In recent years, the topic of female anxiety has been explored onscreen with varying degrees of success. Not surprisingly, the most insightful and acute examples are the ones that are made by women because they know it better than anyone else. In the case of 'Watcher', it's writer-director Chloe Okuno, in her feature debut, taking on isolation leading out from anxiety and the idea of threat and the imagination of threat.
Maika Monroe is no stranger to things following her, what with her star-making role in the horror hit ' It Follows '. Here, she's on similar terrain, playing an actress who's married herself to a generic business bro in Karl Glusman and followed him to a strange city. Like a twisted take on ' Lost In Translation ', Monroe wanders the city, looks at the sights, and is generally ill at ease in her surroundings, except Bill Murray doesn't turn up to squire her about the place. Monroe is skilled at bringing out the fear in her character in small but potent doses, never succumbing to obvious tropes or one-note interpretations of anxiety. 'Watcher' and Chloe Okuno's script is too smart to let that happen, but where 'Watcher' falters is how it ultimately becomes kind of predictable.
There's the obvious gaslighting of her surroundings, seeing a face in the shops or the nearby presence of someone, through to contacting the local police who are powerless to do anything and sceptical of her story. The story then takes a turn when Burn Gorman's character is introduced and, again, the story becomes far too obvious for it to be taken anyway seriously. It's a damn shame because the performances for all concerned are very strong and the cinematography and production design really are something. Bucharest takes on a faded beauty of burnt concrete and street lights, caught beautifully by Danish cinematographer Benjamin Kirk Nielsen.

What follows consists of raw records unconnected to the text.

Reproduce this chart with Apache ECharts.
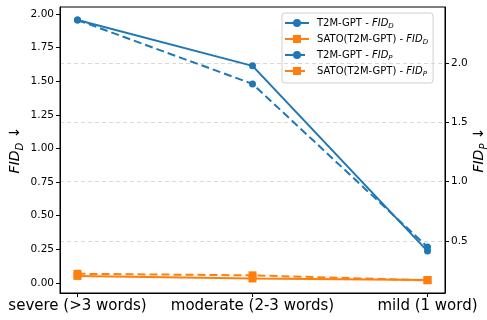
<!DOCTYPE html>
<html>
<head>
<meta charset="utf-8">
<script src="https://cdn.jsdelivr.net/npm/echarts@6/dist/echarts.min.js"></script>
<style>
  html, body { margin: 0; padding: 0; background: #fff; }
  #chart { width: 487px; height: 320px; }
</style>
</head>
<body>
<div id="chart"></div>
<script>
  let categories = ['severe (>3 words)', 'moderate (2-3 words)', 'mild (1 word)'];
  let t2mFidD = [1.956, 1.615, 0.237];
  let satoFidD = [0.052, 0.033, 0.022];
  let t2mFidP = [2.363, 1.824, 0.449];
  let satoFidP = [0.222, 0.209, 0.167];
  let leftTicks = [0, 0.25, 0.5, 0.75, 1.0, 1.25, 1.5, 1.75, 2.0];
  let rightTicks = [0.5, 1.0, 1.5, 2.0];

  let blue = '#1f77b4';
  let orange = '#ff7f0e';
  let font = 'DejaVu Sans';

  let myChart = echarts.init(document.getElementById('chart'));

  function toPoints(values) {
    return values.map((v, i) => [i, v]);
  }

  function makeSeries(name, values, color, symbol, axisIndex, dashed) {
    return {
      name: name,
      type: 'line',
      yAxisIndex: axisIndex,
      data: toPoints(values),
      symbol: symbol,
      symbolSize: symbol === 'circle' ? 7 : 8,
      showSymbol: true,
      animation: false,
      itemStyle: { color: color },
      lineStyle: { color: color, width: 2, type: dashed ? [8, 4] : 'solid' }
    };
  }

  let richName = {
    i: { fontStyle: 'italic', fontSize: 14, fontFamily: font, color: '#000' },
    s: { fontStyle: 'italic', fontSize: 10, fontFamily: font, color: '#000', verticalAlign: 'bottom', lineHeight: 20 },
    a: { fontSize: 14, fontFamily: font, color: '#000' }
  };

  let option = {
    backgroundColor: '#fff',
    animation: false,
    grid: {
      left: 60, right: 42, top: 7, bottom: 27,
      outerBoundsMode: 'none',
      containLabel: false,
      show: true, borderColor: '#000', borderWidth: 1
    },
    legend: {
      orient: 'vertical',
      left: 282, top: 13,
      padding: [5, 5, 5, 2],
      itemGap: 4,
      itemWidth: 24, itemHeight: 10,
      borderColor: '#d0d0d0', borderWidth: 1, borderRadius: 3,
      textStyle: {
        fontSize: 10, fontFamily: font, color: '#000', padding: [0, 0, 0, 3],
        rich: {
          n: { fontSize: 10, fontFamily: font, color: '#000' },
          i: { fontSize: 10, fontFamily: font, fontStyle: 'italic', color: '#000' },
          s: { fontSize: 7, fontFamily: font, fontStyle: 'italic', color: '#000', verticalAlign: 'bottom', lineHeight: 14 }
        }
      },
      formatter: function (name) {
        let parts = name.split(' - ');
        let sub = parts[1].slice(-1);
        return '{n|' + parts[0] + ' - }{i|FID}{s|' + sub + '}';
      },
      data: ['T2M-GPT - FID_D', 'SATO(T2M-GPT) - FID_D', 'T2M-GPT - FID_P', 'SATO(T2M-GPT) - FID_P']
    },
    xAxis: {
      type: 'value',
      min: -0.1, max: 2.1,
      splitLine: { show: false },
      axisLine: { onZero: false, lineStyle: { color: '#000' } },
      axisTick: { show: true, length: 4, customValues: [0, 1, 2], lineStyle: { color: '#000' } },
      axisLabel: {
        customValues: [0, 1, 2],
        formatter: function (v) { return categories[Math.round(v)]; },
        fontSize: 15, fontFamily: font, color: '#000', margin: 6
      }
    },
    yAxis: [{
      type: 'value',
      position: 'left',
      min: -0.075, max: 2.053,
      name: '{i|FID}{s|D}{a| ↓}',
      nameLocation: 'middle',
      nameGap: 45,
      nameRotate: 90,
      nameMoveOverlap: false,
      nameTextStyle: { rich: richName, align: 'center', verticalAlign: 'middle' },
      splitLine: { show: false },
      axisLine: { show: true, onZero: false, lineStyle: { color: '#000' } },
      axisTick: { show: true, length: 4, customValues: leftTicks, lineStyle: { color: '#000' } },
      axisLabel: {
        customValues: leftTicks,
        formatter: function (v) { return v.toFixed(2); },
        fontSize: 10.5, fontFamily: font, color: '#000', margin: 6
      }
    }, {
      type: 'value',
      position: 'right',
      min: 0.06, max: 2.473,
      name: '{i|FID}{s|P}{a| ↓}',
      nameLocation: 'middle',
      nameGap: 34,
      nameRotate: 90,
      nameMoveOverlap: false,
      nameTextStyle: { rich: richName, align: 'center', verticalAlign: 'middle' },
      splitLine: { show: true, lineStyle: { color: '#d9d9d9', type: [4, 3], width: 1 } },
      axisLine: { show: true, onZero: false, lineStyle: { color: '#000' } },
      axisTick: { show: true, length: 4, customValues: rightTicks, lineStyle: { color: '#000' } },
      axisLabel: {
        customValues: rightTicks,
        formatter: function (v) { return v.toFixed(1); },
        fontSize: 10.5, fontFamily: font, color: '#000', margin: 6
      }
    }],
    series: [
      makeSeries('T2M-GPT - FID_D', t2mFidD, blue, 'circle', 0, false),
      makeSeries('SATO(T2M-GPT) - FID_D', satoFidD, orange, 'rect', 0, false),
      makeSeries('T2M-GPT - FID_P', t2mFidP, blue, 'circle', 1, true),
      makeSeries('SATO(T2M-GPT) - FID_P', satoFidP, orange, 'rect', 1, true)
    ]
  };
  myChart.setOption(option);
</script>
</body>
</html>
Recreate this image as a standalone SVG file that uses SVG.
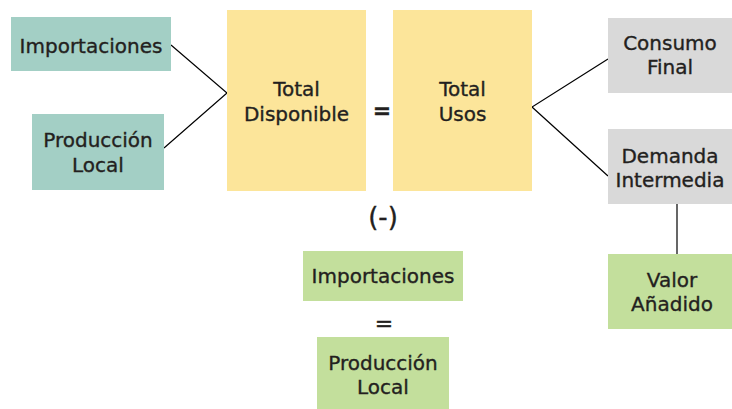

For a debut feature, Chloe Okuno clearly has a talent and a vision that's worth sitting up and taking notice of. The limitations in 'Watcher' are turned into strengths, allowing for bolder choices and a strong emphasis on atmosphere and aesthetics. Clearly, Okuno has enough smarts to take ownership of a story like this and put a better spin on it, but 'Watcher' has a plot problem. As soon as a certain character turns up - right in the middle of it - you know it's going to go where it's going to go. Nothing surprises you after that point, even though it's damn pretty to look at.